The clue is in the headers; first, Qui habitat in adjutorio altissimi, XXIV vocum. The first phrase is obviously the incipit:

Whoever dwells in the secret place of the most High (shall abide under the shadow of the Almighty)

verse 1,

The next clue is XXIV vocum, or ‘in 24 voices’. Twenty-four parts looks pretty fierce but the work is actually a round (‘Canon à 6’ gives it away), the song being sung sequentially by six quartets. This accounts for the numbered signs for the entries of the six groups a bar apart. (Other editions just show 24 staves vertically on each page, perhaps easier to follow but the print is quite small.)

This work is often listed as ‘Qui habitat à 24’. It must be admitted that seasoned choristers irreverently refer to it as: ‘Who lives at no 24?’ Regardless, it’s a good sing.

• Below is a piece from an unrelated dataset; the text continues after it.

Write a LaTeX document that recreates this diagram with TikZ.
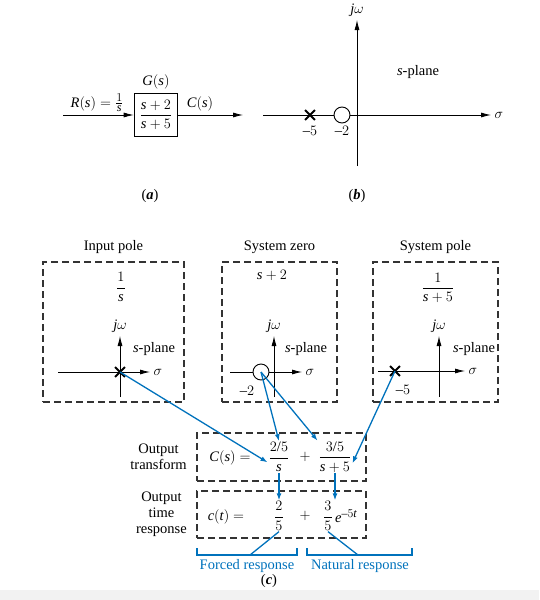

Back to reality. Many modern settings revel in that safe shelter in verse 1.

  • TiS 48 (albeit neither responsorial nor coinciding with the lectionary verses) is the popular And I will raise you up on eagles’ wings.
  • PFAS 91D alternate refrain is one of the easiest, and offers a simple tune and nice standard chord progression (I-IV-vi-ii-V-I).
  • The previous 91C is a nice Spanish song with a slightly longer refrain that rolls along. Best if you have SATB singers but fine without.
  • And then a simple paraphrase allows the text to be sung to a 12-bar Blues for Lent — a bridge too far?